Diisukan Sebarkan Penyakit, Terompet Tahun Baru Kurang Diminati
Setiap menjelang tahun baru, pedagang trompet berbahan kertas biasanya berjajar di pinggir sepanjang jalan raya Jakarta, bahkan tak sedikit yang keluar-masuk kampung.
Sambil bertet tet...tetet mereka menjajakan trompetnya. Tapi pemandangan seperti itu nyaris tak terlihat di Jakarta hingga beberapa jam menjelang tahun baru tiba. Kondisi ini berbeda dengan tahun sebelumnya.
Padahal, larangan yang dikeluarkan oleh Pemprov DKI saat ini hanya membunyikan petasan, bukan meniup trompet. Tapi justru pedagang terompet seakan menghilang di Jakarta. Keruan saja pertanyaan pun muncul di benak banyak orang.
Ada yang mengira trauma dengan cuaca buruk yang tahun lalu sempat melumat terompet mereka, atau kalah bersaing dengan terompet yang terbuat dari bahan plastik, yang kualitasnya lebih kuat dan bisa bertahan lebih lama.
Seorang pedagang terompet di Pasar Slipi, Supriana, mengatakan, pemasok terompet di Cirebon kali ini absen, tidak memproduksi terompet lagi.
Alasannya takut dagangannga tidak laku. Selain dipengarhui cuaca, terompetnya terus terdesak terompet plastik yang dijual di pusat perbelanjaan.
Terompet yang dijualnya sekarang merupakan sisa dari tahun lalu, yang tidak laku dijual."Tidak ada yang baru, ini menghabiskan sisa tahun lalu," kata Supriana.
Disamping faktor alam dan pukulan terompet plastik, ada alasan lain yang membuat trompet berbahan kertas di pinggir jalan tidak diminati. Yakni isu yang menyebutkan bahwa terompet kertas rentan dengan penyebaran penyakit menular yang kemungkinan diderita oleh pedagangnya maupun pembeli lain yang pernah mencobanya.

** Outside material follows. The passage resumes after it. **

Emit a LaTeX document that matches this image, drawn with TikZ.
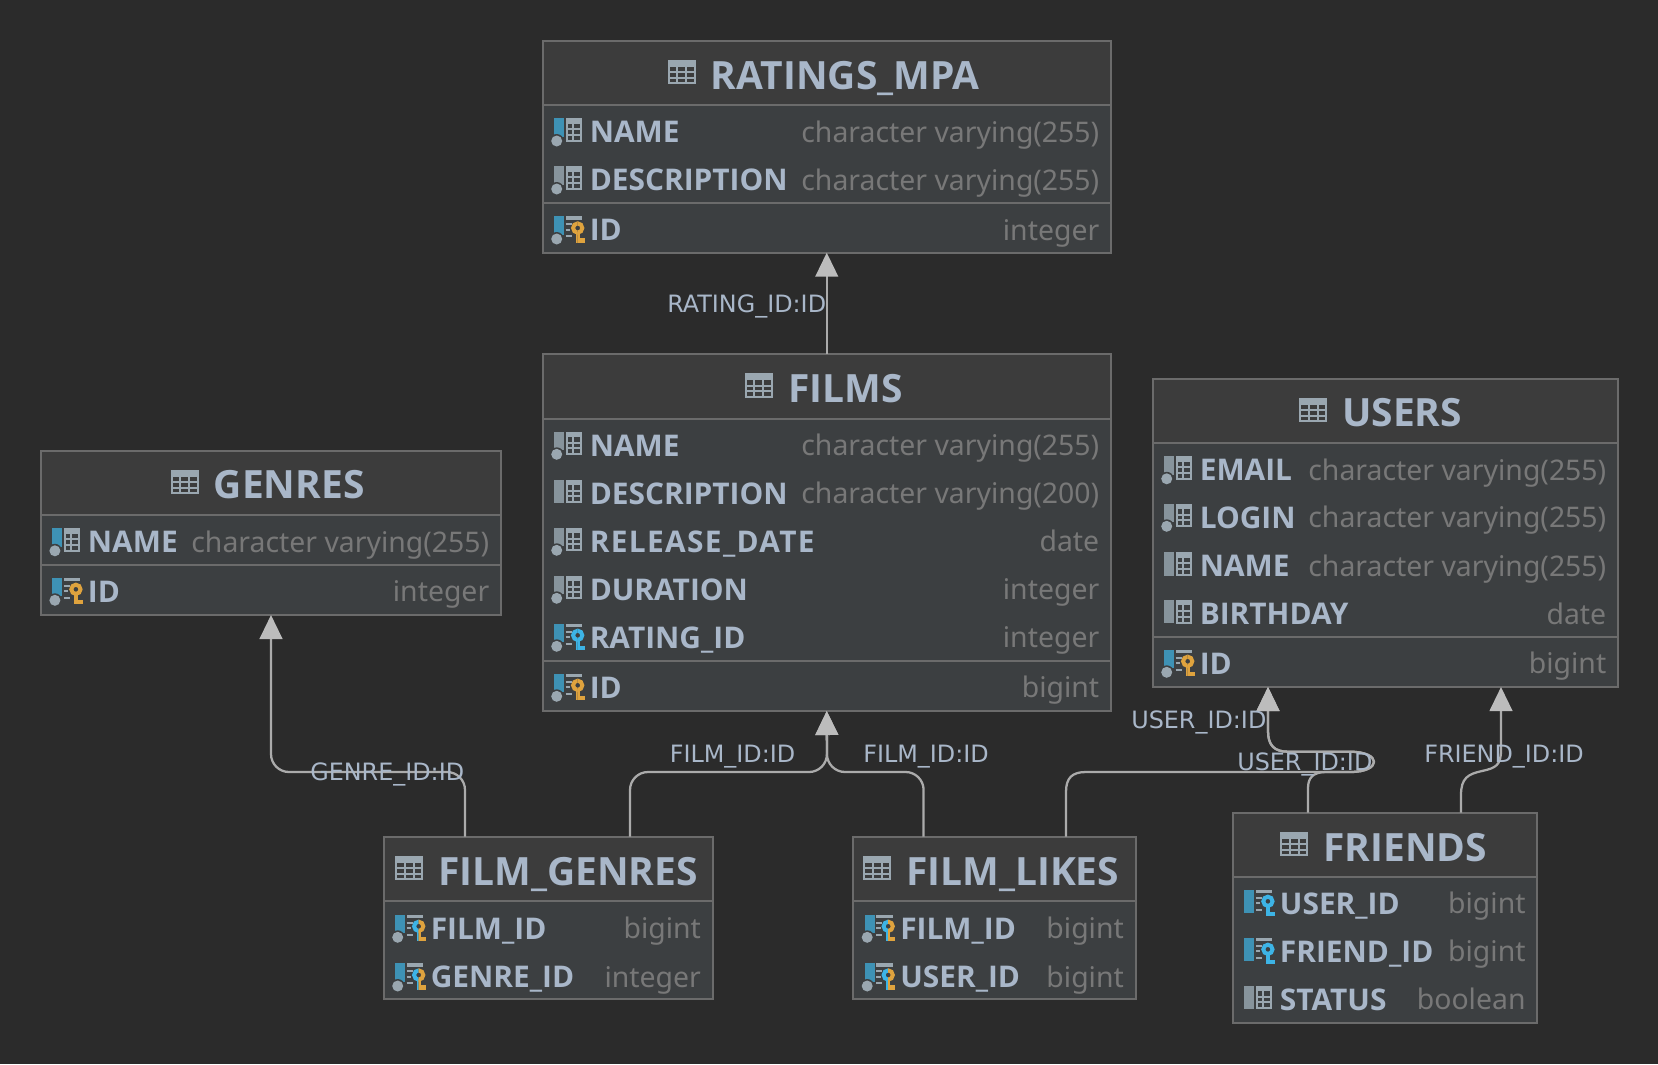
\documentclass[tikz,border=0pt]{standalone}
\usepackage{fontspec}
\setmainfont{Noto Sans}
\newfontfamily\namefont{Open Sans}
\newfontfamily\labelfont{DejaVu Sans}
\usetikzlibrary{arrows.meta}
\definecolor{bgc}{HTML}{2B2B2B}
\definecolor{headc}{HTML}{3C3C3C}
\definecolor{bodyc}{HTML}{3C3F41}
\definecolor{linec}{HTML}{6B6B6B}
\definecolor{namec}{HTML}{A9B7C9}
\definecolor{typec}{HTML}{787878}
\definecolor{edgec}{HTML}{ABABAB}
\definecolor{tipc}{HTML}{BCBCBC}
\definecolor{iconc}{HTML}{9AA7B0}
\definecolor{graybar}{HTML}{87949C}
\definecolor{bluebar}{HTML}{3E92B5}
\definecolor{keypk}{HTML}{DFA33E}
\definecolor{keyfk}{HTML}{3DB4E6}
\tikzset{
  tbl/.style={anchor=north west,inner sep=0,outer sep=0,fill=bodyc},
  tblline/.style={draw=linec,line width=1.5pt},
  headname/.style={anchor=base west,inner sep=0,text=namec,font=\namefont\fontsize{29.2}{33}\selectfont\bfseries},
  colname/.style={anchor=base west,inner sep=0,text=namec,font=\namefont\fontsize{22.4}{26}\selectfont\bfseries},
  coltype/.style={anchor=base east,inner sep=0,text=typec,font=\fontsize{21.3}{26}\selectfont},
  fkline/.style={edgec,line width=1.7pt},
  fktip/.style={-{Triangle[width=17pt,length=18pt,color=tipc]}},
  fklabel/.style={anchor=base west,inner sep=0,text=namec,font=\labelfont\fontsize{17.9}{20}\selectfont},
}
% small icons, x and y are the left side and the middle of the row
\newcommand{\dbkey}[4]{
  \begin{scope}
    \clip (#1+35.2-12,#2-15) rectangle (#1+35.2,#2+20);
    \draw[#3,line width=3pt] (#1+35.2,#2-1.7) circle (4.6);
    \fill[#3] (#1+33.4,#2+2) rectangle (#1+37,#2+13.3);
  \end{scope}
  \begin{scope}
    \clip (#1+35.2,#2-15) rectangle (#1+35.2+12,#2+20);
    \draw[#4,line width=3pt] (#1+35.2,#2-1.7) circle (4.6);
    \fill[#4] (#1+33.4,#2+2) rectangle (#1+37,#2+13.3);
    \fill[#4] (#1+35.2,#2+8.6) rectangle (#1+42,#2+13.3);
  \end{scope}
}
\newcommand{\colicon}[5]{
  \ifnum#4=1
    \fill[#3] (#1+11.5,#2-13.4) rectangle (#1+21.5,#2+5);
    \fill[bodyc] (#1+14.2,#2+9.3) circle (7);
    \fill[iconc] (#1+14.2,#2+9.3) circle (5.5);
  \else
    \fill[#3] (#1+11.5,#2-13.4) rectangle (#1+21.5,#2+10);
  \fi
  \ifnum#5=0
    \fill[iconc] (#1+23.2,#2-13.4) rectangle (#1+39.5,#2-8);
    \draw[iconc,line width=1.5pt] (#1+24,#2-8) -- (#1+24,#2+9.2) -- (#1+38.7,#2+9.2) -- (#1+38.7,#2-8)
      (#1+24,#2-2.5) -- (#1+38.7,#2-2.5) (#1+24,#2+3.4) -- (#1+38.7,#2+3.4) (#1+30,#2-8) -- (#1+30,#2+9.2);
  \else
    \fill[iconc] (#1+23.2,#2-13.4) rectangle (#1+39.5,#2-10);
    \draw[iconc,line width=1.5pt] (#1+23.2,#2-5.5) -- (#1+29,#2-5.5) (#1+23.2,#2) -- (#1+27.5,#2) (#1+23.2,#2+6.5) -- (#1+29,#2+6.5);
    \ifcase#5 \or \dbkey{#1}{#2}{keypk}{keypk} \or \dbkey{#1}{#2}{keyfk}{keyfk} \or \dbkey{#1}{#2}{keyfk}{keypk} \fi
  \fi
}
% id, left, top, right, bottom, line under head, left of title, title, rows
\newcommand{\dbtable}[9]{
  \node[tbl,minimum width={(#4-#2)*.75pt},minimum height={(#5-#3)*.75pt}] (#1) at (#2,#3) {};
  \fill[headc] (#1.north west) rectangle (#4,#6);
  \draw[tblline] (#1.north west) rectangle (#1.south east);
  \draw[tblline] (#2,#6) -- (#4,#6);
  \fill[iconc] (#7-43.7,#3+19.3) rectangle (#7-16,#3+26);
  \draw[iconc,line width=1.5pt] (#7-43,#3+26) -- (#7-43,#3+42.6) -- (#7-16.7,#3+42.6) -- (#7-16.7,#3+26)
    (#7-43,#3+31.5) -- (#7-16.7,#3+31.5) (#7-43,#3+37) -- (#7-16.7,#3+37)
    (#7-34.5,#3+26) -- (#7-34.5,#3+42.6) (#7-25.5,#3+26) -- (#7-25.5,#3+42.6);
  \node[headname] (#1title) at (#7-1,#3+48.3) {#8};
  \foreach \ry/\rbar/\rdot/\rkey/\rname/\rtype [count=\i] in {#9} {
    \colicon{#2}{\ry}{\rbar}{\rdot}{\rkey}
    \node[colname] (#1name\i) at (#2+47,\ry+11.1) {\rname};
    \node[coltype] (#1type\i) at (#4-11.5,\ry+10.9) {\rtype};
  }
}
% the part both USER_ID lines share, from the loop to the arrow
\def\userloop{(1350,772) .. controls (1382,772) and (1382,751.7) .. (1350,751.7) -- (1288,751.7)
  .. controls (1274,751.7) and (1268,745) .. (1268,731)}
\begin{document}
\begin{tikzpicture}[x=.75pt,y=-.75pt]
  \useasboundingbox (0,0) rectangle (1658,1064);
  \fill[bgc] (0,0) rectangle (1658,1064);
  \dbtable{ratings}{542.5}{40.7}{1111}{252.7}{104.7}{711.7}{RATINGS\_MPA}{
    131.7/bluebar/1/0/NAME/character varying(255),
    179.7/graybar/1/0/DESCRIPTION/character varying(255),
    229.7/bluebar/1/1/ID/integer}
  \draw[tblline] (542.5,202.7) -- (1111,202.7);
  \dbtable{films}{542.5}{354}{1111}{711}{418.7}{788.8}{FILMS}{
    445/graybar/1/0/NAME/character varying(255),
    493/graybar/0/0/DESCRIPTION/character varying(200),
    541/graybar/1/0/{\addfontfeature{LetterSpace=4.5}RELEASE\_DATE}/date,
    589/graybar/1/0/DURATION/integer,
    637/bluebar/1/2/RATING\_ID/integer,
    687/bluebar/1/1/ID/bigint}
  \draw[tblline] (542.5,660.5) -- (1111,660.5);
  \dbtable{genres}{40.7}{450.5}{501}{615}{515}{214.7}{GENRES}{
    541.5/bluebar/1/0/NAME/character varying(255),
    591/bluebar/1/1/ID/integer}
  \draw[tblline] (40.7,565) -- (501,565);
  \dbtable{users}{1152.5}{378.5}{1618}{687}{443}{1343}{USERS}{
    469.5/graybar/1/0/EMAIL/character varying(255),
    517/graybar/1/0/LOGIN/character varying(255),
    565.7/graybar/0/0/NAME/character varying(255),
    613.3/graybar/0/0/BIRTHDAY/date,
    663/bluebar/1/1/ID/bigint}
  \draw[tblline] (1152.5,636.5) -- (1618,636.5);
  \dbtable{filmgenres}{383.5}{836.7}{712.7}{999}{901}{439}{FILM\_GENRES}{
    928/bluebar/1/3/FILM\_ID/bigint,
    976.7/bluebar/1/3/GENRE\_ID/integer}
  \dbtable{filmlikes}{853}{836.7}{1135.6}{999}{901}{907}{FILM\_LIKES}{
    928/bluebar/1/3/FILM\_ID/bigint,
    976.7/bluebar/1/3/USER\_ID/bigint}
  \dbtable{friends}{1232.7}{812.7}{1537.3}{1022.5}{876.7}{1324}{FRIENDS}{
    903/bluebar/0/2/USER\_ID/bigint,
    951/bluebar/0/2/FRIEND\_ID/bigint,
    999/graybar/0/0/STATUS/boolean}
  % connectors
  \draw[fkline,fktip] (films.north) -- (ratings.south);
  \draw[fkline,fktip,rounded corners=13.5pt] (465,0 |- filmgenres.north) -- (465,772) -- (271,772) -- (271,0 |- genres.south);
  \draw[fkline,fktip,rounded corners=13.5pt] (630,0 |- filmgenres.north) -- (630,772) -- (827,772) -- (films.south);
  \draw[fkline,fktip,rounded corners=13.5pt] (923.6,0 |- filmlikes.north) -- (923.6,772) -- (827,772) -- (films.south);
  \draw[fkline,fktip] (1066,0 |- filmlikes.north) -- (1066,792) .. controls (1066,778) and (1072,772) .. (1086,772) -- \userloop -- (1268,0 |- users.south);
  \draw[fkline,fktip] (1308,0 |- friends.north) -- (1308,788) .. controls (1308,778) and (1313,772) .. (1326,772) -- \userloop -- (1268,0 |- users.south);
  \draw[fkline,fktip] (1461,0 |- friends.north) -- (1461,795) .. controls (1461,778) and (1468,774) .. (1482,771)
    .. controls (1496,768) and (1501,765) .. (1501,750) -- (1501,0 |- users.south);
  % labels
  \node[fklabel] (lrating) at (667,312.5) {RATING\_ID:ID};
  \node[fklabel] (lgenre) at (310,780) {GENRE\_ID:ID};
  \node[fklabel] (lfilma) at (669.5,762.5) {FILM\_ID:ID};
  \node[fklabel] (lfilmb) at (863,762.5) {FILM\_ID:ID};
  \node[fklabel] (lusera) at (1131,728.3) {USER\_ID:ID};
  \node[fklabel] (luserb) at (1237,770) {USER\_ID:ID};
  \node[fklabel] (lfriend) at (1424,762.5) {FRIEND\_ID:ID};
\end{tikzpicture}
\end{document}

Karena pada umumnya, sebelum terompet dijual, pasti dicoba dulu dengan ditiup melalui mulutnya."Liur yang menempel di ujung terompet itu bisa menularkan penyakit," katanya.
Isu itu menyebar di media sosial dan direspon oleh masyarakat. "Inilah akibatnya, perajin terompet enggan memproduksi terompet lagi karena takut rugi." Kata Supriana.
Anggie adalah salah seorang ibu yang mempercayai isu terompet tiup rentan dengan penularan penyakit. Karena itu, dia melarang anaknya semata wayang, Kenes, membeli trompet.
"Sekarang banyak yang beralih ke trompet gas. Awet, bunyinya keras dan tidak berdampak apapun, mekipun harganya lebih mahal," ujar Anggie. Ia juga membandingkan dengan harga terompet kertas yang hanya Rp 7.500 per biji, sedang terompet plastik berkisar Rp 15.000 sampai Rp 25.000.